The hydrogen-powered buses start their first passenger journeys on the 10A route from St Helens bus station to Liverpool city centre. The busiest route in the city region, it will become the first ‘green route’.
The launch marks a huge step in metro mayor Steve Rotheram’s plan to revolutionise transport in the region and reach net zero carbon by 2040.
Mayor Steve Rotheram said plans to revolutionise public transport in the Liverpool City Region had “taken another huge step forward” as the first of the region’s new publicly owned hydrogen buses begin to enter service.
The buses will run between St Helens and Liverpool city centre on the busy 10A route, jointly operated by Arriva and Stagecoach.
Joining passengers on board one of the new buses in St Helens, the Mayor said the state-of-the-art zero-emission vehicles, which are packed with special features including more space for wheelchair users and prams, audio visual announcements with real-time information, USB phone charging and free Wi-Fi, represent the “gold standard” he wants to see delivered across the transport network.
Mayor Steve Rotheram said: “Today marks a monumental moment in our region’s history as our new publicly owned hydrogen buses enter service for the first time. This new fleet is the gold standard of public transport that our residents deserve – and signifies another huge step forward in our journey to revolutionise our region’s bus network.

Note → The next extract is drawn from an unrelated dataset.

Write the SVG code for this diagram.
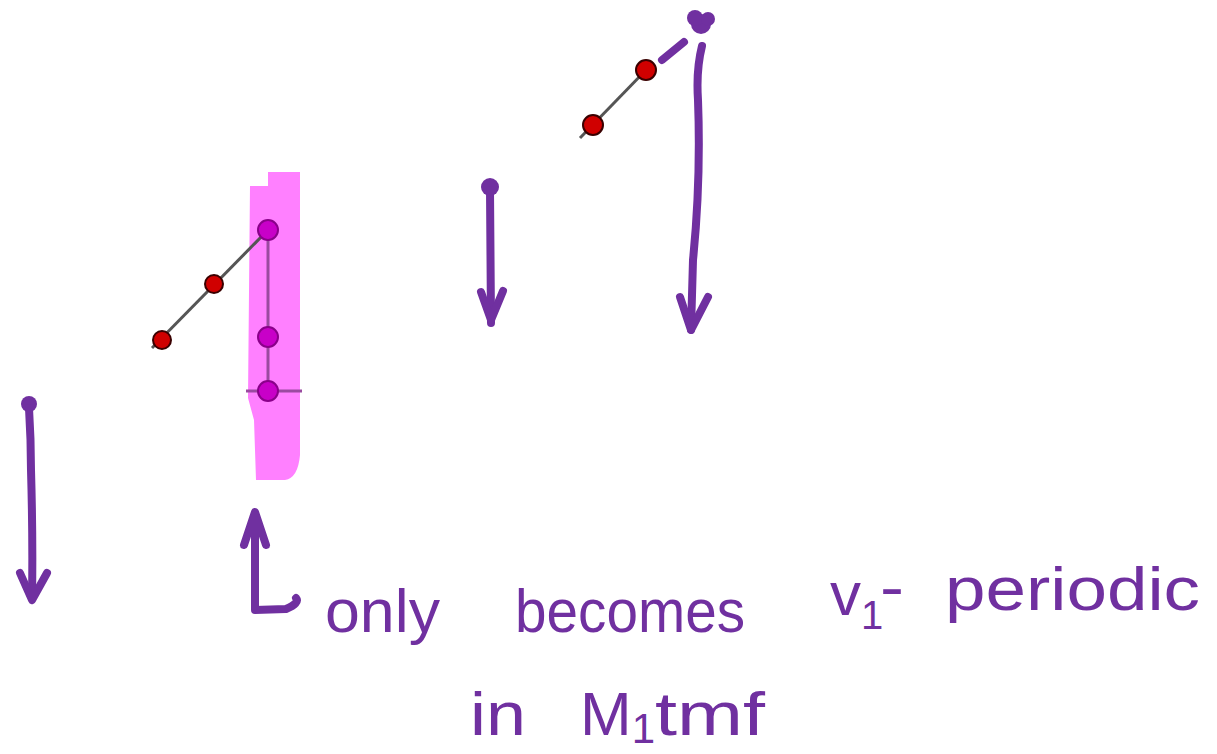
<svg xmlns="http://www.w3.org/2000/svg" width="1217" height="754" viewBox="0 0 1217 754">
<style>
.pen{fill:none;stroke:#7030A0;stroke-width:8;stroke-linecap:round;stroke-linejoin:round}
.dot{fill:#7030A0}
.red{fill:#D00000;stroke:#3a0000;stroke-width:2}
.mag{fill:#C800C8;stroke:#8a008a;stroke-width:2}
.edge{stroke:#555;stroke-width:3;fill:none}
.medge{stroke:#9a4aa0;stroke-width:3;fill:none}
.hand{font-family:"Liberation Sans",Arial,sans-serif;fill:#7030A0;font-size:62px}
</style>
<rect width="1217" height="754" fill="#fff"/>
<g id="highlight">
<path d="M250,186 L268,186 L268,172 L300,172 L300,455 Q298,478 285,480 L256,480 L254,420 L248,398 Z" fill="#FF80FF"/>
</g>
<g id="connectors">
<line class="edge" x1="152" y1="348" x2="268" y2="230"/>
<line class="medge" x1="268" y1="230" x2="268" y2="391"/>
<line class="medge" x1="246" y1="391" x2="302" y2="391"/>
<line class="edge" x1="580" y1="138" x2="646" y2="70"/>
</g>
<g id="node-r1"><circle class="red" cx="162" cy="340" r="9"/></g>
<g id="node-r2"><circle class="red" cx="214" cy="284" r="9"/></g>
<g id="node-m1"><circle class="mag" cx="268" cy="230" r="10"/></g>
<g id="node-m2"><circle class="mag" cx="268" cy="337" r="10"/></g>
<g id="node-m3"><circle class="mag" cx="268" cy="391" r="10"/></g>
<g id="node-r3"><circle class="red" cx="593" cy="125" r="10"/></g>
<g id="node-r4"><circle class="red" cx="646" cy="70" r="10"/></g>
<g id="arrows">
<circle class="dot" cx="29" cy="404" r="8"/>
<path class="pen" d="M29,408 Q31,440 31,470 Q33,540 32,598"/>
<path class="pen" d="M20,573 L32,600 L47,573"/>
<circle class="dot" cx="490" cy="187" r="9"/>
<path class="pen" d="M490,190 L491,323"/>
<path class="pen" d="M481,292 L491,320 L503,291"/>
<circle class="dot" cx="701" cy="24" r="10"/>
<circle class="dot" cx="695" cy="18" r="8"/>
<circle class="dot" cx="708" cy="19" r="7"/>
<path class="pen" d="M662,60 L684,42"/>
<path class="pen" d="M702,46 Q696,70 698,100 Q701,180 693,260 L691,330"/>
<path class="pen" d="M680,297 L691,330 L708,297"/>
<path class="pen" d="M244,545 L255,512 L266,545"/>
<path class="pen" d="M255,515 L255,610 L286,609 Q300,603 296,598"/>
</g>
<g id="labels">
<text class="hand" x="325" y="632" textLength="115" lengthAdjust="spacingAndGlyphs">only</text>
<text class="hand" x="515" y="632" textLength="230" lengthAdjust="spacingAndGlyphs">becomes</text>
<text class="hand" x="830" y="615">v<tspan font-size="40" dy="14">1</tspan></text>
<text class="hand" x="880" y="608" textLength="24" lengthAdjust="spacingAndGlyphs">-</text>
<text class="hand" x="945" y="610" textLength="255" lengthAdjust="spacingAndGlyphs">periodic</text>
<text class="hand" x="470" y="735" textLength="56" lengthAdjust="spacingAndGlyphs">in</text>
<text class="hand" x="580" y="735" font-size="68">M<tspan font-size="42" dy="8">1</tspan><tspan dy="-8" textLength="110" lengthAdjust="spacingAndGlyphs">tmf</tspan></text>
</g>
</svg>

“Designed in consultation with local people, these are some of the most accessible and sophisticated buses in the country with more space for wheelchairs, audio visual announcements, free phone charging and Wi-Fi. The only emission they produce is clean water vapour, which will be massive in helping our region to hit its target to be net zero by 2040 – at least a decade before national government.
“However, this is just a down payment on my ambitions for our region. Using the powers that devolution has given to us, last week we launched a public consultation to give our residents a say on the future of our buses as we work towards reregulating our network – and I would encourage all our residents to make sure their voice is heard.
“Along with our new publicly owned £500m battery powered trains, we’re putting the public back into public transport and building a 21st century London-style transport network that’s faster, cheaper, cleaner and more reliable – where no one is left behind.”